Trust executive director Grant Taylor says that since What’s Up announced in March that it was facing closure, it had received a lot of enthusiastic support for its service and a number of organisations had rallied around it.

“Thanks to the sponsorship of White Pages and operational support of Barnardos, What's Up now has a more stable future and we owe them our thanks,” says Taylor. “We also would not have survived without the unwavering and steadfast support of our foundation corporate sponsors Kellogg’s and Griffin’s, and the critical bridging funding we received from the Department of Child, Youth and Family Services.”

Taylor adds that Associate Minister of Social Development and Employment and Minister responsible for Child, Youth and Family, Ruth Dyson, had been particularly supportive of What’s Up’s services continuing.

“This has been a popular and valued service for young people, which we acknowledged with some funding in May.
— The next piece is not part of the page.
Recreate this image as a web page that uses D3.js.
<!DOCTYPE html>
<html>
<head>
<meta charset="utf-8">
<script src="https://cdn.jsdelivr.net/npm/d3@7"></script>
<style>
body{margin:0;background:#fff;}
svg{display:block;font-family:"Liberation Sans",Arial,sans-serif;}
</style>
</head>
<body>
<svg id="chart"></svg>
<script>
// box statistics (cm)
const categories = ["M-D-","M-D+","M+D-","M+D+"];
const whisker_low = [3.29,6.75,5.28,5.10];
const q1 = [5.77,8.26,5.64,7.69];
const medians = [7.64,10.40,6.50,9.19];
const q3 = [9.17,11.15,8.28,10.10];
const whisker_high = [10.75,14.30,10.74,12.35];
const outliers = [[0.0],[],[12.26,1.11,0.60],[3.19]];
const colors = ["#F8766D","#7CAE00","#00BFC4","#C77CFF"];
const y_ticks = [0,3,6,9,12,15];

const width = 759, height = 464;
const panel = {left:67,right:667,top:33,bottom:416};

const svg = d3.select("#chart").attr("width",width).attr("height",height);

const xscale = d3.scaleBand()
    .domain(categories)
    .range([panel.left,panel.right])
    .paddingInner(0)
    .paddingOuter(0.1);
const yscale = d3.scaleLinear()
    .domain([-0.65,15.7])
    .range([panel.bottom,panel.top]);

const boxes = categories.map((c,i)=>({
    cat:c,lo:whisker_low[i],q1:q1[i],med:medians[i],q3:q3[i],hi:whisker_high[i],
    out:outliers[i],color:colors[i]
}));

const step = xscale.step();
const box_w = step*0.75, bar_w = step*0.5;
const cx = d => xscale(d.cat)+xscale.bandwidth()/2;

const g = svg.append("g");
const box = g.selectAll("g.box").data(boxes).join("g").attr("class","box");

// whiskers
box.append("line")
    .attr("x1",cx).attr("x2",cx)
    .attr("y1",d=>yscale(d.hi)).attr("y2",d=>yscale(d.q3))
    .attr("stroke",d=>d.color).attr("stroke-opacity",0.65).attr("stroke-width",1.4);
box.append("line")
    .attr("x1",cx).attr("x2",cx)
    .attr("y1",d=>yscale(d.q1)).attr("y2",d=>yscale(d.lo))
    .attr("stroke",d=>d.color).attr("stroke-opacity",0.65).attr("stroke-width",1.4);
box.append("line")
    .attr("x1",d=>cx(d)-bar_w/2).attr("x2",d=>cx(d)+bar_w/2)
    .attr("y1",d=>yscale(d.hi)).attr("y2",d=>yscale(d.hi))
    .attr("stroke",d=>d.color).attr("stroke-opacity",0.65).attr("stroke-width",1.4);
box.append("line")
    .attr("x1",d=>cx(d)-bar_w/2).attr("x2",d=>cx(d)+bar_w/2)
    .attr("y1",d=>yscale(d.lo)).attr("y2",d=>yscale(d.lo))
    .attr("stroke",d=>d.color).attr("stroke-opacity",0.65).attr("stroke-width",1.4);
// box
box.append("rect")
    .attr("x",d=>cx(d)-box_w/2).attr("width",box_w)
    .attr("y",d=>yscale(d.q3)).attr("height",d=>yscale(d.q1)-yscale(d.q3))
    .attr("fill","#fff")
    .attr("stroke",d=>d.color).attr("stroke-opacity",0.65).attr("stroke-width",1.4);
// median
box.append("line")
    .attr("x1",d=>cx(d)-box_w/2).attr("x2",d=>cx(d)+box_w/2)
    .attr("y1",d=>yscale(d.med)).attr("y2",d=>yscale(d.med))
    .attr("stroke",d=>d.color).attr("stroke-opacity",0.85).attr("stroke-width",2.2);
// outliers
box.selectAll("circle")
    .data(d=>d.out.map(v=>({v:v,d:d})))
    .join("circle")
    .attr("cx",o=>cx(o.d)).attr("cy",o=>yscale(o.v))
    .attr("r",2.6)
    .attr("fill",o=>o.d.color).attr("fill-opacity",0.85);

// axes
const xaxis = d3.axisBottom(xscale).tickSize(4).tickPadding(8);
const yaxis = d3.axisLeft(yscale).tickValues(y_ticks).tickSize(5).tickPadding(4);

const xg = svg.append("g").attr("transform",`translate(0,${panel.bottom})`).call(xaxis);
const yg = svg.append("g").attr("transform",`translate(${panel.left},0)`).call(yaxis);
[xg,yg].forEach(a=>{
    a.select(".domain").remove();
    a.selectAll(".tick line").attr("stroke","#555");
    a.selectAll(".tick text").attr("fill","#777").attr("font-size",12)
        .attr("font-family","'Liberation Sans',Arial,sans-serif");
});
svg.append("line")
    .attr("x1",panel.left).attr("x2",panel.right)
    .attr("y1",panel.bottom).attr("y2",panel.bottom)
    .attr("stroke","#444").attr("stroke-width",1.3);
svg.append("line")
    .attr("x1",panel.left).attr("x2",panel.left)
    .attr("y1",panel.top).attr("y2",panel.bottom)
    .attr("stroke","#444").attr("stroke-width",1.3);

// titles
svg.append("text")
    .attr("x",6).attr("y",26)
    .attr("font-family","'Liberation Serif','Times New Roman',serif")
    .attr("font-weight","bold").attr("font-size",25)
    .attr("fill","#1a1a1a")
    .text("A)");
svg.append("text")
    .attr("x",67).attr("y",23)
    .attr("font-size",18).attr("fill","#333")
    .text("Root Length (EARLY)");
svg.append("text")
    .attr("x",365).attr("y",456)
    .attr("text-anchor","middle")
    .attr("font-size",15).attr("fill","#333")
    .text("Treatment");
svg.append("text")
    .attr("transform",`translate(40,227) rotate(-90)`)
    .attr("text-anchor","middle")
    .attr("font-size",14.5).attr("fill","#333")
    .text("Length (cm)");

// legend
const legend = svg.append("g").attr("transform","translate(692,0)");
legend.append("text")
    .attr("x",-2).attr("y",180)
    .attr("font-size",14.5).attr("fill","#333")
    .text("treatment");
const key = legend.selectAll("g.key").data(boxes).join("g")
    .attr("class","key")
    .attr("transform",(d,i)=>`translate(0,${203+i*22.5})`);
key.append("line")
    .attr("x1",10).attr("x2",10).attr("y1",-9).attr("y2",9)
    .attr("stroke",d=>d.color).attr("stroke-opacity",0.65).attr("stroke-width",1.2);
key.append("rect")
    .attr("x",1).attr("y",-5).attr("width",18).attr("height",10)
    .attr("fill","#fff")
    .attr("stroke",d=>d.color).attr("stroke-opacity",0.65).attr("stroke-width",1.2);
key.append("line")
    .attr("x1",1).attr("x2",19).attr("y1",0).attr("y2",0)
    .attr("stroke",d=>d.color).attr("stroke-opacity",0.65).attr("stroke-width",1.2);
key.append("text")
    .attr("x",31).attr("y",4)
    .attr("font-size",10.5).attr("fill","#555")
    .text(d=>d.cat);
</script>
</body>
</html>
I am delighted now that the future of the What’s Up service is more secure with this new sponsorship,” says Ruth Dyson.

New corporate sponsor White Pages will provide more than financial support.
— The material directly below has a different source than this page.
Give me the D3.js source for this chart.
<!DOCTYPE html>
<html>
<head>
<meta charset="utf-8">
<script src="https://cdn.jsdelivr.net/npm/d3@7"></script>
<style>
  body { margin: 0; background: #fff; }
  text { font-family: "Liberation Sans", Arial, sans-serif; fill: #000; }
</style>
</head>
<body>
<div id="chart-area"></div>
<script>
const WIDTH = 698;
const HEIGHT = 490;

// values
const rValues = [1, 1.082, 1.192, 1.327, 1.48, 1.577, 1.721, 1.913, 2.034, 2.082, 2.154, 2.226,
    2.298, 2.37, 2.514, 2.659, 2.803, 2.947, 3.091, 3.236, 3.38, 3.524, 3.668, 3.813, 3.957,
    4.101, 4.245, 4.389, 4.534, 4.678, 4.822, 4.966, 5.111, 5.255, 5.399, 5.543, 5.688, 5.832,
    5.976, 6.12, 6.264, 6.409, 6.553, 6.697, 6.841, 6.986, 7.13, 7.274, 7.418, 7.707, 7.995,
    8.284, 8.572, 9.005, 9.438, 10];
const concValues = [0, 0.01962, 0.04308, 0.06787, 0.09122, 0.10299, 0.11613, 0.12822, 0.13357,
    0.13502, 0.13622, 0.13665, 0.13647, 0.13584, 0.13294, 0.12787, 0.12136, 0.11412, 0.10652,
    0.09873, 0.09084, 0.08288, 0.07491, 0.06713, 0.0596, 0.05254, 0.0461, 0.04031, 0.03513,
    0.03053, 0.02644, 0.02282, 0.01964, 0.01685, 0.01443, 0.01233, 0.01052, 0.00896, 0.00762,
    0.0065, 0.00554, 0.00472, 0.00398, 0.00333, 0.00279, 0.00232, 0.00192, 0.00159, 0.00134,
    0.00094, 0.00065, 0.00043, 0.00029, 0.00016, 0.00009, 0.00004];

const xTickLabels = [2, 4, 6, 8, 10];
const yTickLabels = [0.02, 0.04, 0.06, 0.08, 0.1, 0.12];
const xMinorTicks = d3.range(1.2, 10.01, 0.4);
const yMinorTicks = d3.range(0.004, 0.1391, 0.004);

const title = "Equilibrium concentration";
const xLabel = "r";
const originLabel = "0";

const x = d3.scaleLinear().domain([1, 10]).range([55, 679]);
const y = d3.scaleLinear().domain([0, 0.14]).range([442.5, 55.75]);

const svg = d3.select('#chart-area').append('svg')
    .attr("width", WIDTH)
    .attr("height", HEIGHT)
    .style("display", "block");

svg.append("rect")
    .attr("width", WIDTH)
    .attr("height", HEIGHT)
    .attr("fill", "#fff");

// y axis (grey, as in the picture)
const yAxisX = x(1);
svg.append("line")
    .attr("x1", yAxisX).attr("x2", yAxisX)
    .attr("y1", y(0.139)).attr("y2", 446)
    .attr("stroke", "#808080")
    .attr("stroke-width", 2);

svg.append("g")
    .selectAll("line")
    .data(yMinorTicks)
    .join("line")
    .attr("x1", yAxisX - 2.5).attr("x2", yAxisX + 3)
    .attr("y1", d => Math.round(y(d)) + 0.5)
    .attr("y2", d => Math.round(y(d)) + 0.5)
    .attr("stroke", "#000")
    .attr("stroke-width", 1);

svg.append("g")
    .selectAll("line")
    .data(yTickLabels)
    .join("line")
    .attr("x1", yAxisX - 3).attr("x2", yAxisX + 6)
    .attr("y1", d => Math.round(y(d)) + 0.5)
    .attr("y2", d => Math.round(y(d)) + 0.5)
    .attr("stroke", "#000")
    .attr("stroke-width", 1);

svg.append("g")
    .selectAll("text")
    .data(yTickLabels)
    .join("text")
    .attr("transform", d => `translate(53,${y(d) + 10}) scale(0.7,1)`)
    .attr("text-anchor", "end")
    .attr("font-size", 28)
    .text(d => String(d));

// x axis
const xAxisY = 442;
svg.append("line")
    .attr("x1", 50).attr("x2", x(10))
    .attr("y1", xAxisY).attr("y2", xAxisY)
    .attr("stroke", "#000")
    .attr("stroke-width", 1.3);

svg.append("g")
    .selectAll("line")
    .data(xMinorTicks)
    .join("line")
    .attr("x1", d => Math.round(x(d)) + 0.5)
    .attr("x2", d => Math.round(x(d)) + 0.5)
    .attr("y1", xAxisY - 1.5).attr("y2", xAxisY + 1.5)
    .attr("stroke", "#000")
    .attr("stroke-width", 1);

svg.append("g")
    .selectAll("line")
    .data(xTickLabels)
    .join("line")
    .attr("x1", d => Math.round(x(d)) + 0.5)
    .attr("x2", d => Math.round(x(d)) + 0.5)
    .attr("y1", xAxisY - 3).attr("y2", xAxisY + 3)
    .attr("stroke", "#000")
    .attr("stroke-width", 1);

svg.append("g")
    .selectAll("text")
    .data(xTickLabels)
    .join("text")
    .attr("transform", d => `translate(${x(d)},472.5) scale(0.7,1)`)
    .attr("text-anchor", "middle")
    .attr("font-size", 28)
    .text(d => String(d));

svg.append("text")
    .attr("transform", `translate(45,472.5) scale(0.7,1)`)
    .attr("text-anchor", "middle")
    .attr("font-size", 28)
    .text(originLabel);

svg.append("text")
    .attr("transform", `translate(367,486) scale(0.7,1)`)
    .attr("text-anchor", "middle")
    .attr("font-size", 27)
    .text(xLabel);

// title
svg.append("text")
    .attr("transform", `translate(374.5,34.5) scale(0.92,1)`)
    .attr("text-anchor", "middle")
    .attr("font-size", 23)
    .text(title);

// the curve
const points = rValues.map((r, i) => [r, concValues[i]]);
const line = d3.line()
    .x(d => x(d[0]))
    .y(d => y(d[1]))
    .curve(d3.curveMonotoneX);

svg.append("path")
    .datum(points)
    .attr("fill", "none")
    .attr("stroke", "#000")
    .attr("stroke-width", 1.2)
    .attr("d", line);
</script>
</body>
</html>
“Over the time we have been in talks with What’s Up, our staff have been deeply impressed by the reach and depth of understanding What’s Up has into the lives of New Zealand’s kids,” says Yellow Pages general manager Roger Shipp. “It’s staffed by committed and caring professionals. And it’s well-used by young people.”

“We became convinced What’s Up would be an excellent fit for White Pages when we learnt that a significant number of kids’ calls relate to relationship issues with peers, family and friends,” adds Shipp. “So in a real way What’s Up is all about connecting people and being there when you’re needed, and that’s what the White Pages is all about too.”
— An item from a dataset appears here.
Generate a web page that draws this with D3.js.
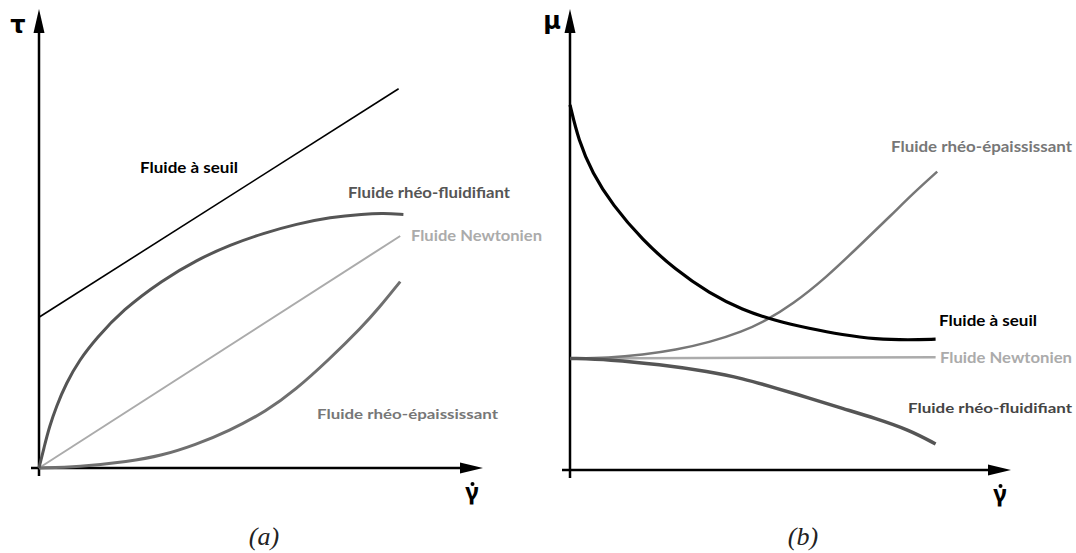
<!DOCTYPE html>
<html>
<head>
<meta charset="utf-8">
<script src="https://cdn.jsdelivr.net/npm/d3@7/dist/d3.min.js"></script>
<style>
  html, body { margin: 0; padding: 0; background: #fff; }
  svg { display: block; }
  .lbl { font-family: Lato, "Open Sans", sans-serif; font-weight: 700; }
</style>
</head>
<body>
<svg id="chart" width="1076" height="553"></svg>
<script>
// ---- Panel (a): shear stress τ versus shear rate γ̇ ----
const aSeuilX   = [0, 8.99];
const aSeuilY   = [3.77, 9.48];
const aNewtonX  = [0, 9.03];
const aNewtonY  = [0, 5.80];
const aFluidX   = [0, 0.13, 0.26, 0.43, 0.68, 1.01, 1.43, 2.09, 3.09, 3.94, 4.78, 5.61, 6.44, 7.28, 8.11, 8.61, 9.11];
const aFluidY   = [0, 0.53, 1.03, 1.53, 2.12, 2.70, 3.24, 3.95, 4.70, 5.20, 5.58, 5.87, 6.10, 6.27, 6.35, 6.37, 6.34];
const aEpaisX   = [0, 0.99, 2.24, 3.07, 3.91, 4.74, 5.70, 6.41, 7.24, 8.07, 8.49, 9.03];
const aEpaisY   = [0, 0.03, 0.16, 0.31, 0.58, 0.92, 1.43, 1.95, 2.70, 3.52, 3.99, 4.66];

// ---- Panel (b): viscosity μ versus shear rate γ̇ ----
const bSeuilX   = [0, 0.21, 0.56, 1.06, 1.81, 2.64, 3.48, 4.31, 5.14, 5.98, 6.81, 7.64, 8.48, 9.14];
const bSeuilY   = [9.13, 8.25, 7.42, 6.63, 5.75, 5.00, 4.42, 4.00, 3.73, 3.54, 3.38, 3.27, 3.25, 3.27];
const bNewtonX  = [0, 9.14];
const bNewtonY  = [2.79, 2.82];
const bEpaisX   = [0, 0.98, 1.81, 2.64, 3.48, 4.31, 4.89, 5.56, 6.39, 7.23, 8.06, 8.56, 9.18];
const bEpaisY   = [2.79, 2.80, 2.88, 3.00, 3.19, 3.46, 3.73, 4.14, 4.80, 5.60, 6.40, 6.90, 7.46];
const bFluidX   = [0, 0.98, 2.23, 3.48, 4.31, 5.14, 5.98, 6.81, 7.64, 8.48, 9.14];
const bFluidY   = [2.79, 2.76, 2.64, 2.46, 2.29, 2.05, 1.80, 1.54, 1.29, 1.00, 0.65];

// Label texts
const labelSeuil  = "Fluide à seuil";
const labelFluid  = "Fluide rhéo-fluidifiant";
const labelNewton = "Fluide Newtonien";
const labelEpais  = "Fluide rhéo-épaississant";
const panelTitles = ["(a)", "(b)"];
const yAxisSymbols = ["τ", "μ"];

const svg = d3.select("#chart");

const panels = [
  {
    ox: 39, oy: 468, xEnd: 483, title: panelTitles[0], ysym: yAxisSymbols[0],
    symX: 18, symY: 33, titleX: 264,
    curves: [
      { x: aSeuilX,  y: aSeuilY,  color: "#000",    w: 1.6 },
      { x: aNewtonX, y: aNewtonY, color: "#ababab", w: 2 },
      { x: aEpaisX,  y: aEpaisY,  color: "#6f6f6f", w: 3 },
      { x: aFluidX,  y: aFluidY,  color: "#555",    w: 3 }
    ],
    labels: [
      { t: labelSeuil,  x: 140, y: 173, w: 98,  c: "#000",    s: 15 },
      { t: labelFluid,  x: 348, y: 198, w: 162, c: "#555",    s: 15 },
      { t: labelNewton, x: 411, y: 241, w: 131, c: "#ababab", s: 15 },
      { t: labelEpais,  x: 317, y: 419, w: 181, c: "#777",    s: 13 }
    ]
  },
  {
    ox: 570, oy: 470, xEnd: 1011, title: panelTitles[1], ysym: yAxisSymbols[1],
    symX: 552, symY: 29, titleX: 803,
    curves: [
      { x: bNewtonX, y: bNewtonY, color: "#ababab", w: 2.5 },
      { x: bEpaisX,  y: bEpaisY,  color: "#777",    w: 2.5 },
      { x: bFluidX,  y: bFluidY,  color: "#555",    w: 3.5 },
      { x: bSeuilX,  y: bSeuilY,  color: "#000",    w: 3.2 }
    ],
    labels: [
      { t: labelEpais,  x: 891, y: 152, w: 181, c: "#777",    s: 15 },
      { t: labelSeuil,  x: 939, y: 326, w: 98,  c: "#000",    s: 15 },
      { t: labelNewton, x: 940, y: 363, w: 132, c: "#ababab", s: 15 },
      { t: labelFluid,  x: 908, y: 413, w: 164, c: "#444",    s: 14 }
    ]
  }
];

panels.forEach(p => {
  const g = svg.append("g");
  // 40 px per unit on both axes
  const x = d3.scaleLinear().domain([0, 10]).range([p.ox, p.ox + 400]);
  const y = d3.scaleLinear().domain([0, 10]).range([p.oy, p.oy - 400]);

  // Axes with arrowheads
  g.append("line").attr("x1", p.ox).attr("x2", p.ox).attr("y1", p.oy + 8).attr("y2", 30)
    .attr("stroke", "#000").attr("stroke-width", 2.5);
  g.append("path")
    .attr("d", `M${p.ox},9 L${p.ox - 5.5},33 L${p.ox + 5.5},33 Z`).attr("fill", "#000");
  g.append("line").attr("x1", p.ox - 8).attr("x2", p.xEnd - 20).attr("y1", p.oy).attr("y2", p.oy)
    .attr("stroke", "#000").attr("stroke-width", 2.5);
  g.append("path")
    .attr("d", `M${p.xEnd},${p.oy} L${p.xEnd - 23},${p.oy - 5.5} L${p.xEnd - 23},${p.oy + 5.5} Z`)
    .attr("fill", "#000");

  // Curves (B-spline through the sampled points keeps them smooth)
  const line = d3.line().x(d => x(d[0])).y(d => y(d[1])).curve(d3.curveBasis);
  p.curves.forEach(c => {
    g.append("path")
      .datum(c.x.map((v, i) => [v, c.y[i]]))
      .attr("d", line)
      .attr("fill", "none")
      .attr("stroke", c.color)
      .attr("stroke-width", c.w)
      .attr("stroke-linecap", "butt");
  });

  // Curve labels
  p.labels.forEach(l => {
    g.append("text").attr("class", "lbl")
      .attr("x", l.x).attr("y", l.y)
      .attr("fill", l.c).attr("font-size", l.s)
      .attr("textLength", l.w).attr("lengthAdjust", "spacingAndGlyphs")
      .text(l.t);
  });

  // Y-axis symbol
  g.append("text").attr("x", p.symX).attr("y", p.symY)
    .attr("text-anchor", "middle")
    .attr("font-family", "'DejaVu Sans', sans-serif").attr("font-weight", 700)
    .attr("font-size", 24).text(p.ysym);

  // X-axis symbol: gamma with a dot above
  const gx = p.xEnd - 11;
  g.append("text").attr("x", gx).attr("y", p.oy + 32)
    .attr("text-anchor", "middle")
    .attr("font-family", "'Noto Sans', sans-serif").attr("font-weight", 700)
    .attr("font-size", 24).text("γ");
  g.append("circle").attr("cx", gx + 0.5).attr("cy", p.oy + 16).attr("r", 2).attr("fill", "#000");

  // Panel caption
  g.append("text").attr("x", p.titleX).attr("y", 545)
    .attr("text-anchor", "middle")
    .attr("font-family", "'Liberation Serif', serif").attr("font-style", "italic")
    .attr("font-size", 26).attr("fill", "#222").text(p.title);
});
</script>
</body>
</html>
“On top of the funding we’ll provide, we’re able to support What’s Up by taking on the responsibilities for telecommunication services, obviously critical to a telephone-based counselling service,” says Shipp. “Furthermore through our directory brands White Pages, Yellow Pages®, and Local Directories™ we hope to effectively raise the profile of What’s Up. Research shows that What’s Up is well-known to children and young people but not so well known to the adults in their lives. So we think that’s an area where we can help.”

What’s Up costs more than $750,000 a year to run.

Griffin's Foods managing director Tony Nowell said he was delighted that White Pages had joined the corporate family of three and that What's Up’s future was now on a firmer footing.

"Griffin's has been with What's Up from the very beginning. We were a foundation sponsor more than two years ago because we believe that What's Up provides a very important service to hundreds of Kiwi kids every day.”

"Thanks to the ongoing commitment of Griffin's and Kellogg’s and now the additional backing of White Pages and Barnardos, closure has been avoided. We look forward to working with the new sponsors to improve What's Up even more," says Mr Nowell.

Grant Taylor says What’s Up fulfils an important need in New Zealand’s youth services.

“It fills many gaps in what is otherwise available for children and young people. For instance, we provide a consistent, supportive relationship for children in state care and professional help for primary and intermediate school children who do not have access to a school counsellor.”